▶ _Brief_: Extract all lines that hold the string "code".

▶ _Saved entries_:
__________________________________________________

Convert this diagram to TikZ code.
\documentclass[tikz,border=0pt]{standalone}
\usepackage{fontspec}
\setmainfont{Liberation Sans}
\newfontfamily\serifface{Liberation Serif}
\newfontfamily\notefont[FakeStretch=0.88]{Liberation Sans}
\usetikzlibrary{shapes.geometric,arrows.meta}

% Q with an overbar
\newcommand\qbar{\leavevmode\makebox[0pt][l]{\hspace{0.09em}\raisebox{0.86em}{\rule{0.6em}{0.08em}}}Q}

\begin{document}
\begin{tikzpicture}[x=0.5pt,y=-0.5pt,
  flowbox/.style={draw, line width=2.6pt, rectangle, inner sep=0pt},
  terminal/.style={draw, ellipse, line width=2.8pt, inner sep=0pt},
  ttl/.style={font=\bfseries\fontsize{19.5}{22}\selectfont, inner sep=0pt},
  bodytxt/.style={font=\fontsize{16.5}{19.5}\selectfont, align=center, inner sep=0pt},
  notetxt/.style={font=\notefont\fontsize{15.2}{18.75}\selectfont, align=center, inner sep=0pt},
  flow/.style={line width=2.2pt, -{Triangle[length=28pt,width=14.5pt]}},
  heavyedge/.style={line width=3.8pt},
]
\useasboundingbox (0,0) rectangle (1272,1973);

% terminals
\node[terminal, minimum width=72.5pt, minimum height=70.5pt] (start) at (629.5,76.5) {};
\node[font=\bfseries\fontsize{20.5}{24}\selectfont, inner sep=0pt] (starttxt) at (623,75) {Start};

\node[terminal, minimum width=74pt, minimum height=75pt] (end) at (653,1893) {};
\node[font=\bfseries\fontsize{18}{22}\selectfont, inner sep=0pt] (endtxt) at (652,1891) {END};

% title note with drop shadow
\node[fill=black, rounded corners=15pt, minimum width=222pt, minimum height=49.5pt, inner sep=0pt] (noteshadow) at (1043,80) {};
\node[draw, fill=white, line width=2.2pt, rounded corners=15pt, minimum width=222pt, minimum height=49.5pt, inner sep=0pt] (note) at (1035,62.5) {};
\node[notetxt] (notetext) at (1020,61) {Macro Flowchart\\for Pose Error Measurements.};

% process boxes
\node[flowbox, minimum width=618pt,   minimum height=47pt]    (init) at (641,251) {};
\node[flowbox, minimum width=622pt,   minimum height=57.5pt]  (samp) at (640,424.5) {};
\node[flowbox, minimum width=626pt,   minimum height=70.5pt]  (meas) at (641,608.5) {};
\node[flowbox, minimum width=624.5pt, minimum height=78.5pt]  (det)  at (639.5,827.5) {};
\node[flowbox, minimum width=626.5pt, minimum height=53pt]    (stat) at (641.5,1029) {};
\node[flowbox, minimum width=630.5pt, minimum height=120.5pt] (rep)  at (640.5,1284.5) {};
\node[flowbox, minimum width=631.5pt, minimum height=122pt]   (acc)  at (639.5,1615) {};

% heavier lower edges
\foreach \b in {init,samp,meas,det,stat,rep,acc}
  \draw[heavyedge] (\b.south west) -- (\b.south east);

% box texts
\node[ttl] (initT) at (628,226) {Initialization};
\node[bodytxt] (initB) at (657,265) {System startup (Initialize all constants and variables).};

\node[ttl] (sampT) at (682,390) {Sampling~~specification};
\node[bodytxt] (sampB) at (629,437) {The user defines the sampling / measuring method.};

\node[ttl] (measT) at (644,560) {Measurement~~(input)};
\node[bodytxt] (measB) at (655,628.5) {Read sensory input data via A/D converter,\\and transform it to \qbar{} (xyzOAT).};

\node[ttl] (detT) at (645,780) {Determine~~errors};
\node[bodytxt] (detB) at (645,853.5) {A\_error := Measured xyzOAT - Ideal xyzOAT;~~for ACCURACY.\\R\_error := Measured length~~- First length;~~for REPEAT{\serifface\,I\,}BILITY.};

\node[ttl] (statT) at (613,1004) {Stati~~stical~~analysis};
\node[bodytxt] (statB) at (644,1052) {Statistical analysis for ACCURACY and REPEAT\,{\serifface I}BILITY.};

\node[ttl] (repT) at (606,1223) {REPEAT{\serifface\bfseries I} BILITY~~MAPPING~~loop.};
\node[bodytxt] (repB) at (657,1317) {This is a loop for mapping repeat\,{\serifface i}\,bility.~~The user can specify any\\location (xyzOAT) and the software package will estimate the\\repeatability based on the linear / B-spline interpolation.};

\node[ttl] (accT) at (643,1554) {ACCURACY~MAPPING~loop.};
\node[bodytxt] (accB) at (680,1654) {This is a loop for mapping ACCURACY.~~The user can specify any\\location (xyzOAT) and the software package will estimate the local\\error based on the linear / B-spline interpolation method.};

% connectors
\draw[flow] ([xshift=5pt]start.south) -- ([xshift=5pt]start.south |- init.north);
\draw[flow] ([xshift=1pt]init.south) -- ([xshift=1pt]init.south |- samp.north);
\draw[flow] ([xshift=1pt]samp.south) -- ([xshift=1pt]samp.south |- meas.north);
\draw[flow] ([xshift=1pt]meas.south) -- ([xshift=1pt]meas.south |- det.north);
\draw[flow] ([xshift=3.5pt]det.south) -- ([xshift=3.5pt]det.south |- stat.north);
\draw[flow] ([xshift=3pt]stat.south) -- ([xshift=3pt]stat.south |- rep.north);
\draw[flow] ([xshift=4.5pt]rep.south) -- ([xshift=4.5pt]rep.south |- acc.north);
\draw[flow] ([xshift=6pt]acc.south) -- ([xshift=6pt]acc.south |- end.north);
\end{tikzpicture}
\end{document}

__________________________________________________

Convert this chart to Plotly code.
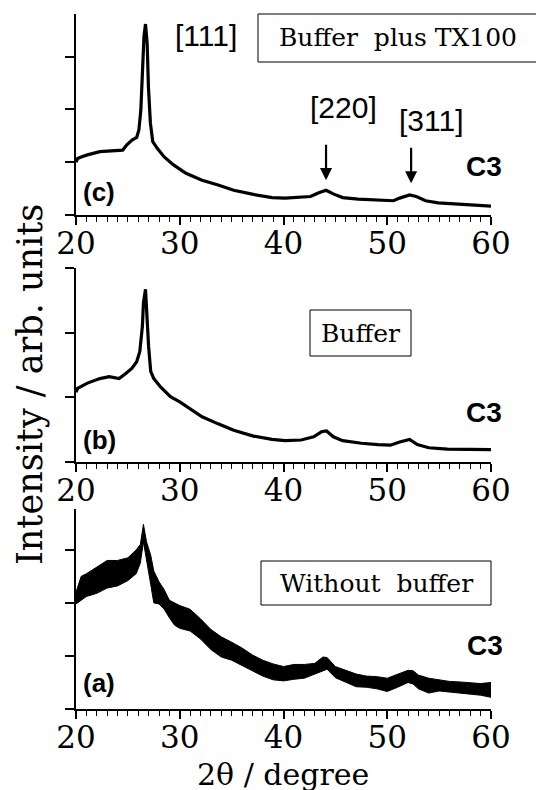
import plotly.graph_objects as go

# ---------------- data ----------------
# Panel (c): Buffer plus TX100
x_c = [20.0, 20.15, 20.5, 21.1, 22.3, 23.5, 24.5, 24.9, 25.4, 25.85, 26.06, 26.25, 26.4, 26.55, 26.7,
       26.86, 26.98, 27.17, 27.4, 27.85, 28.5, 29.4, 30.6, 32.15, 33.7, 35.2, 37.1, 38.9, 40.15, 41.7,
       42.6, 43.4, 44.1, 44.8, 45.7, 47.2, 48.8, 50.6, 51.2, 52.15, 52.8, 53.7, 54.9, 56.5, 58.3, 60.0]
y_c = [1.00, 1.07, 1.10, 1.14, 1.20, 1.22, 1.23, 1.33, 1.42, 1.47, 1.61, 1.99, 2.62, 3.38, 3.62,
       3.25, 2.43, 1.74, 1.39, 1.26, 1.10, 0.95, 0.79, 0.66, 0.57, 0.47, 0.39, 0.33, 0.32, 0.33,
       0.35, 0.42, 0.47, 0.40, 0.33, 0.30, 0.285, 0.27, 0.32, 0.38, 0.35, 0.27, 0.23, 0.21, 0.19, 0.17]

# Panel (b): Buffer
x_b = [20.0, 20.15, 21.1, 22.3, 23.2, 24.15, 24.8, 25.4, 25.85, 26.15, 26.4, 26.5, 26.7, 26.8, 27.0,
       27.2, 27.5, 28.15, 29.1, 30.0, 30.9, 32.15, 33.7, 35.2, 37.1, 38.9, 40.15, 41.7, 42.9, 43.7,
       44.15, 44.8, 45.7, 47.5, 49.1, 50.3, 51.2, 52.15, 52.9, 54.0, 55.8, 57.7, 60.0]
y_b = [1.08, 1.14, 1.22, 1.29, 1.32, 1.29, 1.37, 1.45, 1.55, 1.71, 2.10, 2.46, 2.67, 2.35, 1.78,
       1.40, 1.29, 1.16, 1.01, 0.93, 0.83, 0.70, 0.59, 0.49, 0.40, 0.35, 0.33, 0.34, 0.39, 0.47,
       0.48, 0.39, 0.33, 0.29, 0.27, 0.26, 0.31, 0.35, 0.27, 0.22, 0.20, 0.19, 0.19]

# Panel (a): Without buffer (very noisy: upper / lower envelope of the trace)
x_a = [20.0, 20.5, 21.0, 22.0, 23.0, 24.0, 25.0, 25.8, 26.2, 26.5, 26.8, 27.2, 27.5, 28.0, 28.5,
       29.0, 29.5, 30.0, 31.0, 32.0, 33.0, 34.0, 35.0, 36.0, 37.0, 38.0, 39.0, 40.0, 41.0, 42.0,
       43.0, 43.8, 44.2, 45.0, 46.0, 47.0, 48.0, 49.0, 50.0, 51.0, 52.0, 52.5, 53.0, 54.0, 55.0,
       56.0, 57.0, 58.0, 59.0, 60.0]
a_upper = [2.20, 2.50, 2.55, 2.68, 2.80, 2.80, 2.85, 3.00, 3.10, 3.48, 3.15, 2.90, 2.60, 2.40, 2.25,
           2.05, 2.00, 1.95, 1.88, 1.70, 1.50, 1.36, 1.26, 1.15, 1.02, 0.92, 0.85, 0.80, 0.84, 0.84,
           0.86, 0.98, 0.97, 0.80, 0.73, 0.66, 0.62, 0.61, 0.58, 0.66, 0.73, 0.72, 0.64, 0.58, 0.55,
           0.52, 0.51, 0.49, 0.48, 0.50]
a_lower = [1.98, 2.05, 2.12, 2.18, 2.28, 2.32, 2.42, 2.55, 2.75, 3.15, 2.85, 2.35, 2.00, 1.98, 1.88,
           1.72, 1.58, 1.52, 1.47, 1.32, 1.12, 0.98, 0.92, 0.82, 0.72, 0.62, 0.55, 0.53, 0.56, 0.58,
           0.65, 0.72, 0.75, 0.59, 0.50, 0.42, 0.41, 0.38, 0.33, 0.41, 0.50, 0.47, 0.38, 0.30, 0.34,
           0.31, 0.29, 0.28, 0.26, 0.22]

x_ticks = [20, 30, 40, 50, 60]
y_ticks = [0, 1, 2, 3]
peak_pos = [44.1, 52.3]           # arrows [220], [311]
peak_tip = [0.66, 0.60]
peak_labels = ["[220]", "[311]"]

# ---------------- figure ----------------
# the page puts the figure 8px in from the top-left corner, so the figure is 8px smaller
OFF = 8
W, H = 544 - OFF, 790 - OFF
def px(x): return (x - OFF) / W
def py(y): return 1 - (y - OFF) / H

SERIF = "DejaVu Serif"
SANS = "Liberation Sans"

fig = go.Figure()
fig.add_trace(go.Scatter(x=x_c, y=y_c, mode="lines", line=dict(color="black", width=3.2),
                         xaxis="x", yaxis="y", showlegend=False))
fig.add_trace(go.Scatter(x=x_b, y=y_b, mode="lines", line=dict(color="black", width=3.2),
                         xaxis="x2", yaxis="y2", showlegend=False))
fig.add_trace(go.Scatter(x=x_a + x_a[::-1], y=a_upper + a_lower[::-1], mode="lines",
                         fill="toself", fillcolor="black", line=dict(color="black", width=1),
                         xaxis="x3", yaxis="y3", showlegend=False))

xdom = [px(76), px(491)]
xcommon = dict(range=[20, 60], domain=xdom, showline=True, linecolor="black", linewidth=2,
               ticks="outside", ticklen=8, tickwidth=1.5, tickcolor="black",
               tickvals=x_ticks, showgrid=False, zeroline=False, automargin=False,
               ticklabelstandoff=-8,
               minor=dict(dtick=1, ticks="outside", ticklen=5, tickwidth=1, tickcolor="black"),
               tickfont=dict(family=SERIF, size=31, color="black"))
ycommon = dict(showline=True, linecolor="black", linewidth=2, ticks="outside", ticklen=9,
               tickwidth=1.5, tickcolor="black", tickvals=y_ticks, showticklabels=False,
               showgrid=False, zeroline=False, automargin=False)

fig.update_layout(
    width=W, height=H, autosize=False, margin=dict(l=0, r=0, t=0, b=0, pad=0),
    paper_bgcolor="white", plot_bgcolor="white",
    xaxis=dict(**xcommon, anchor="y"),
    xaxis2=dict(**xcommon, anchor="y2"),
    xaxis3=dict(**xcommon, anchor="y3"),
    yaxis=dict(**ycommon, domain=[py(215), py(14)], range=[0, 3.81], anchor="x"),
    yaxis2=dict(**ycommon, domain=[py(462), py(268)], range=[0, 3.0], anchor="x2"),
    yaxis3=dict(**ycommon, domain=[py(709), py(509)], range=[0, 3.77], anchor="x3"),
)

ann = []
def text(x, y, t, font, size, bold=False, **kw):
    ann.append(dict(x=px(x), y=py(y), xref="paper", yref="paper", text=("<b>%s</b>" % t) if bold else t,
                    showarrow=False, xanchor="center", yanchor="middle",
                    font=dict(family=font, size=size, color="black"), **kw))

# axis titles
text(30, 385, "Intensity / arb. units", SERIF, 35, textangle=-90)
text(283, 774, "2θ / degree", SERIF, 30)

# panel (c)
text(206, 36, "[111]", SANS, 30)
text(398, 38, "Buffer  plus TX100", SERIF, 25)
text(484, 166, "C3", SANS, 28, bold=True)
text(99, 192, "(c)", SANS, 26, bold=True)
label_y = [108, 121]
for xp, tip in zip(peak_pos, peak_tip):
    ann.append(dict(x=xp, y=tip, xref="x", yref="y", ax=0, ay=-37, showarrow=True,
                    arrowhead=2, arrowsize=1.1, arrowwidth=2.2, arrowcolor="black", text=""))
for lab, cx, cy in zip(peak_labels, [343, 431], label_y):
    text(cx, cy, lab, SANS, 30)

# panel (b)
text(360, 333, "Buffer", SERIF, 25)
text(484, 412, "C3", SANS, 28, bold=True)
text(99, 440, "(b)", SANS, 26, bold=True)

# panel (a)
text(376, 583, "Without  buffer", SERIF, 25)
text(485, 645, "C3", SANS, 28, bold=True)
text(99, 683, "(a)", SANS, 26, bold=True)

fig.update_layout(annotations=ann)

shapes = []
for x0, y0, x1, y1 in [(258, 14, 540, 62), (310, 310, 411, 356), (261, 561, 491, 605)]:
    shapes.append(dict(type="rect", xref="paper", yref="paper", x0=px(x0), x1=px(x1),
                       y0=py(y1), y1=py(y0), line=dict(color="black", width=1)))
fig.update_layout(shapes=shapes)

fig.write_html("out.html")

__________________________________________________

▶ _Result_:
Convert this diagram to TikZ code.
Convert this chart to Plotly code.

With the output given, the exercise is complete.